The Same Drugs: Dr James Cantor — when politics trump science
After publishing a blog post titled, "When a TERF is not a TERF" in July, leading Canadian sex researcher Dr. James Cantor got into a heated exchange on the Society for the Scientific Study of Sexuality (SSSS) listserv. The post rather tepidly challenged the "always affirm" approach to kids who claim to be trans, suggesting there are valid questions to ask around the age at which a child may transition, and also pointed out that some of women's concerns about male access to women's spaces and sport might not qualify them as "transphobic." Because of this, he was accused of "violence," "harassment," and "hatred."
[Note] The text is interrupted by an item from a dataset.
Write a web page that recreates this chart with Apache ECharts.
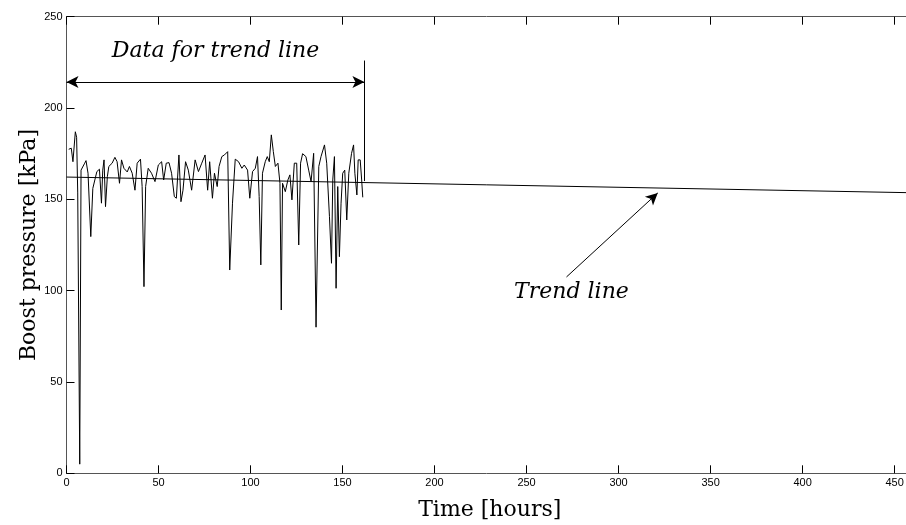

James was removed from the listserv as a result, leading him to quit the SSSS entirely, publishing a letter of resignation on August 10, saying:
"In the present culture war between science and popular appeal, the SSSS Board of Directors selected the latter. This is not the first time the SSSS Board abused their authority to silence science opposing their personal political views, and no valid organization can be in the name of science in name only. I am grateful to the other sexuality scientists who have resigned in sympathy, both publicly and privately."
James does not take a position on gender identity at all, but nonetheless was pilloried for even suggesting questions about the practices connected to transgenderism might be worth asking. While there is much James and I may disagree on, the push to politicize science is troubling, and the silencing of debate and critical thought around these issues is troubling.